Default weights in distant situations
When a web of connotation unravels, the preferences normally end up weaker than initially, because some of the connotations of those preferences are lost or even opposite. So, normally, preferences in these distant situations are quite weak.
But here I’m suggesting adding an explicit meta-preference to these situations. And one that the human subject might not have themselves. This doesn’t fit in the formalism of this post. In the language of the forthcoming research agenda, this is a “Global meta-preferences about the outcome of the synthesis process”.
Isn’t this an overriding of the person’s preference? It is, to some extent. But note the “Initially at least” clause in A. If we don’t have other preferences about the distant situation, it should be avoided. But this penalty can be overcome by other considerations.
For example, the previous standard web of connotations for sexuality has fallen apart, while the gender one is unravelling; it’s perfectly possible to have meta-preferences that would have told us to respect our reflection on issues like that, and our reflection might be fine with these new situations. Similarly, some (but not all) future changes to the human condition are things that would worry me initially but that I’d be ok with upon reflection; I myself have strong meta-preferences that these should be acceptable.

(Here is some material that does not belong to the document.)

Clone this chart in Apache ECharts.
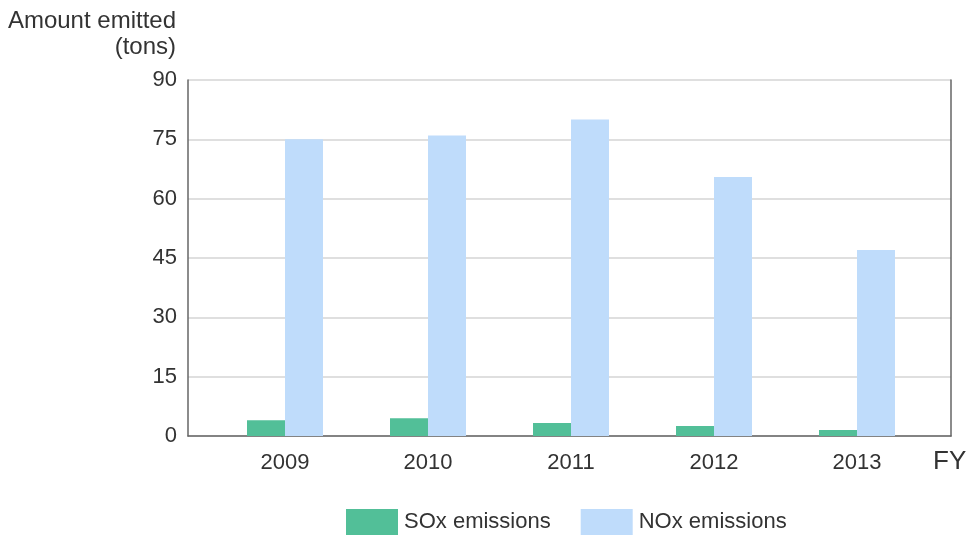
<!DOCTYPE html>
<html>
<head>
<meta charset="utf-8">
<script src="https://cdn.jsdelivr.net/npm/echarts@6/dist/echarts.min.js"></script>
<style>
html,body{margin:0;padding:0;background:#fff;}
#chart{width:969px;height:535px;}
</style>
</head>
<body>
<div id="chart"></div>
<script>
var categories = ['2009', '2010', '2011', '2012', '2013'];
var soxValues = [4.0, 4.5, 3.3, 2.5, 1.5];
var noxValues = [75, 76, 80, 65.5, 47];
var yTicks = { min: 0, max: 90, interval: 15 };
var seriesNames = ['SOx emissions', 'NOx emissions'];

var FONT = '"Liberation Sans", Arial, sans-serif';
var chart = echarts.init(document.getElementById('chart'), null, { renderer: 'canvas' });

var option = {
  animation: false,
  backgroundColor: '#ffffff',
  textStyle: { fontFamily: FONT },
  grid: [
    { left: 188, right: 18, top: 80, bottom: 99, containLabel: false },
    { left: 213.5, right: 40.5, top: 80, bottom: 99, containLabel: false }
  ],
  xAxis: [
    {
      gridIndex: 0, type: 'value', min: 0, max: 1,
      axisLine: { show: true, lineStyle: { color: '#666', width: 1.5 } },
      axisTick: { show: false }, axisLabel: { show: false }, splitLine: { show: false }
    },
    {
      gridIndex: 1, type: 'category', data: categories, boundaryGap: true,
      axisLine: { show: false }, axisTick: { show: false },
      axisLabel: { color: '#333', fontSize: 22, margin: 16, fontFamily: FONT }
    }
  ],
  yAxis: [
    {
      gridIndex: 0, type: 'value', min: yTicks.min, max: yTicks.max, interval: yTicks.interval,
      axisLine: { show: true, lineStyle: { color: '#666', width: 1.5 } },
      axisTick: { show: false },
      axisLabel: { color: '#333', fontSize: 22, margin: 11, fontFamily: FONT, padding: [6, 0, 0, 0] },
      splitLine: { show: true, lineStyle: { color: '#d4d4d4', width: 1.5 } }
    },
    {
      gridIndex: 0, type: 'value', position: 'right', min: yTicks.min, max: yTicks.max, interval: yTicks.interval,
      axisLine: { show: true, lineStyle: { color: '#666', width: 1.5 } },
      axisTick: { show: false }, axisLabel: { show: false }, splitLine: { show: false }
    },
    {
      gridIndex: 1, type: 'value', min: yTicks.min, max: yTicks.max, interval: yTicks.interval, show: false
    }
  ],
  legend: {
    bottom: 0, left: 346, padding: 0,
    itemWidth: 52, itemHeight: 26, itemGap: 30,
    icon: 'rect',
    textStyle: { color: '#333', fontSize: 22, fontFamily: FONT, padding: [0, 0, 0, 1] },
    data: seriesNames
  },
  graphic: [
    { type: 'text', right: 969 - 176, top: 9, style: { text: 'Amount emitted', fill: '#333', font: '24px ' + FONT, textAlign: 'right' } },
    { type: 'text', right: 969 - 176, top: 35, style: { text: '(tons)', fill: '#333', font: '24px ' + FONT, textAlign: 'right' } },
    { type: 'text', left: 933, top: 449, style: { text: 'FY', fill: '#333', font: '26px ' + FONT } }
  ],
  series: [
    {
      name: seriesNames[0], type: 'bar', xAxisIndex: 1, yAxisIndex: 2,
      data: soxValues, barWidth: 38, barGap: '0%',
      itemStyle: { color: '#52bf98' }
    },
    {
      name: seriesNames[1], type: 'bar', xAxisIndex: 1, yAxisIndex: 2,
      data: noxValues, barWidth: 38, barGap: '0%',
      itemStyle: { color: '#bfdcfb' }
    }
  ]
};
chart.setOption(option);
</script>
</body>
</html>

But for situations where our other preferences and meta-preferences don’t weigh in, A would downgrade these distant worlds as a default (dis)preference. This adds an explicit level of status quo bias to our preferences, which I feel is justified: better to be prudent rather than reckless where our preferences and values are concerned. The time for (potential) recklessness is in the implementation of these values, not their definition.